# The task
Repeat exactly the lines running from the first line of the data to the line containing "plt.rcParams['mathtext.bfit'] = 'Liberation", both ends included, and nothing else; drop the pictures.

•••

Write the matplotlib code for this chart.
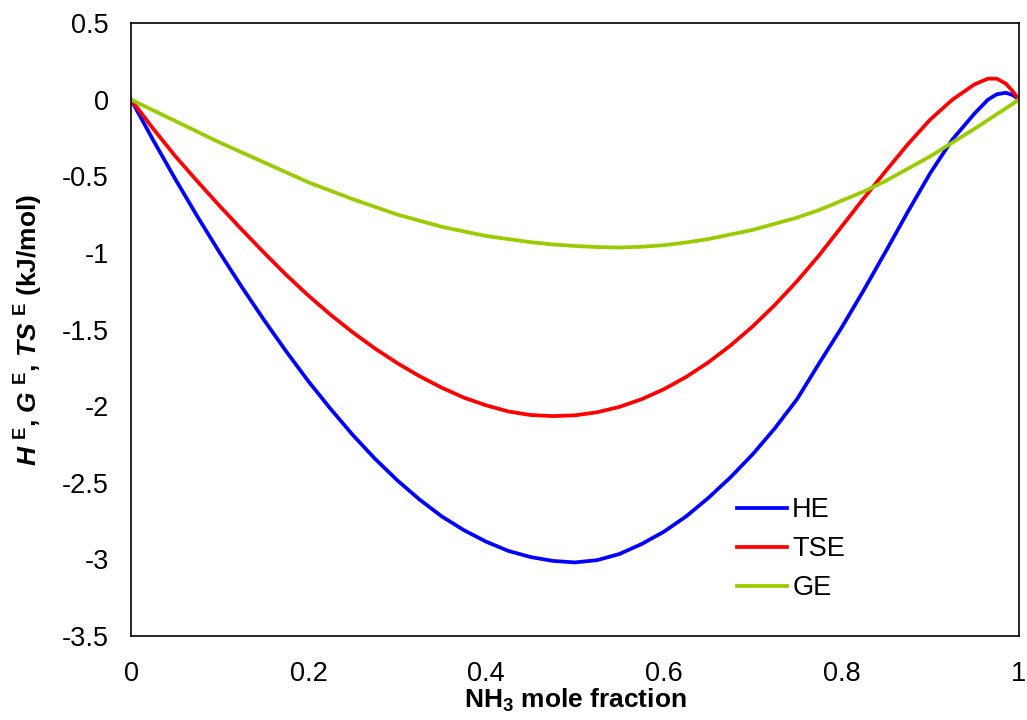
import matplotlib
matplotlib.use("Agg")
import matplotlib.pyplot as plt

plt.rcParams['font.family'] = ['Liberation Sans', 'DejaVu Sans']
plt.rcParams['mathtext.fontset'] = 'custom'
plt.rcParams['mathtext.rm'] = 'Liberation Sans:bold'
plt.rcParams['mathtext.bf'] = 'Liberation Sans:bold'
plt.rcParams['mathtext.it'] = 'Liberation Sans:bold:italic'
plt.rcParams['mathtext.bfit'] = 'Liberation Sans:bold:italic'

# mole fraction of NH3
x = [0.0, 0.025, 0.05, 0.075, 0.1, 0.125, 0.15, 0.175, 0.2, 0.225,
     0.25, 0.275, 0.3, 0.325, 0.35, 0.375, 0.4, 0.425, 0.45, 0.475,
     0.5, 0.525, 0.55, 0.575, 0.6, 0.625, 0.65, 0.675, 0.7, 0.725,
     0.75, 0.775, 0.8, 0.825, 0.85, 0.875, 0.9, 0.925, 0.95, 0.965,
     0.975, 0.985, 0.993, 1.0]

# excess enthalpy (kJ/mol)
he = [0.0, -0.265, -0.52, -0.765, -1.0, -1.225, -1.44, -1.645, -1.84, -2.02,
      -2.19, -2.345, -2.485, -2.61, -2.72, -2.81, -2.885, -2.945, -2.985, -3.01,
      -3.02, -3.005, -2.965, -2.90, -2.82, -2.72, -2.60, -2.465, -2.315, -2.145,
      -1.955, -1.72, -1.49, -1.245, -0.99, -0.73, -0.48, -0.26, -0.09, 0.0,
      0.035, 0.045, 0.03, 0.0]

# excess entropy term T*S (kJ/mol)
tse = [0.0, -0.19, -0.37, -0.535, -0.695, -0.85, -1.0, -1.145, -1.28, -1.405,
       -1.52, -1.625, -1.72, -1.805, -1.88, -1.945, -1.995, -2.035, -2.058, -2.065,
       -2.06, -2.04, -2.005, -1.955, -1.89, -1.81, -1.715, -1.605, -1.48, -1.34,
       -1.185, -1.015, -0.83, -0.645, -0.465, -0.29, -0.13, 0.0, 0.10, 0.137,
       0.137, 0.105, 0.055, 0.0]

# excess Gibbs energy (kJ/mol)
ge = [0.0, -0.07, -0.14, -0.21, -0.28, -0.345, -0.41, -0.475, -0.54, -0.595,
      -0.65, -0.70, -0.75, -0.79, -0.83, -0.86, -0.89, -0.91, -0.93, -0.945,
      -0.955, -0.962, -0.965, -0.96, -0.95, -0.932, -0.91, -0.88, -0.85, -0.81,
      -0.77, -0.72, -0.66, -0.60, -0.53, -0.45, -0.37, -0.28, -0.19, -0.133,
      -0.095, -0.057, -0.027, 0.0]

fig = plt.figure(figsize=(10.27, 7.2), dpi=100)
ax = fig.add_axes([0.1276, 0.1167, 0.8646, 0.8513])

ax.plot(x, he, color='#0000FF', lw=2.7, label='HE')
ax.plot(x, tse, color='#FF0000', lw=2.7, label='TSE')
ax.plot(x, ge, color='#99CC00', lw=2.7, label='GE')

ax.set_xlim(0, 1)
ax.set_ylim(-3.5, 0.5)
ax.set_xticks([0, 0.2, 0.4, 0.6, 0.8, 1])
ax.set_xticklabels(['0', '0.2', '0.4', '0.6', '0.8', '1'])
ax.set_yticks([0.5, 0, -0.5, -1, -1.5, -2, -2.5, -3, -3.5])
ax.set_yticklabels(['0.5', '0', '-0.5', '-1', '-1.5', '-2', '-2.5', '-3', '-3.5'])
ax.tick_params(axis='both', length=0, labelsize=19.5)
ax.tick_params(axis='y', pad=16)
ax.tick_params(axis='x', pad=18)
for s in ax.spines.values():
    s.set_linewidth(1.2)
    s.set_color('black')

ax.set_xlabel(r'NH$_\mathbf{3}$ mole fraction', fontsize=19, fontweight='bold', labelpad=0)
ax.set_ylabel(r'$\mathit{H}^{\mathbf{\ E}}$, $\mathit{G}^{\mathbf{\ E}}$, $\mathit{TS}^{\mathbf{\ E}}$ (kJ/mol)',
              fontsize=19, fontweight='bold', labelpad=12)

ax.legend(loc='upper left', bbox_to_anchor=(0.682, 0.226), frameon=False,
          fontsize=19.5, handlelength=1.85, handletextpad=0.2,
          labelspacing=0.48, borderaxespad=0, borderpad=0)

fig.savefig('out.png', dpi=100)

•••

# Reply
Write the matplotlib code for this chart.
import matplotlib
matplotlib.use("Agg")
import matplotlib.pyplot as plt

plt.rcParams['font.family'] = ['Liberation Sans', 'DejaVu Sans']
plt.rcParams['mathtext.fontset'] = 'custom'
plt.rcParams['mathtext.rm'] = 'Liberation Sans:bold'
plt.rcParams['mathtext.bf'] = 'Liberation Sans:bold'
plt.rcParams['mathtext.it'] = 'Liberation Sans:bold:italic'
plt.rcParams['mathtext.bfit'] = 'Liberation Sans:bold:italic'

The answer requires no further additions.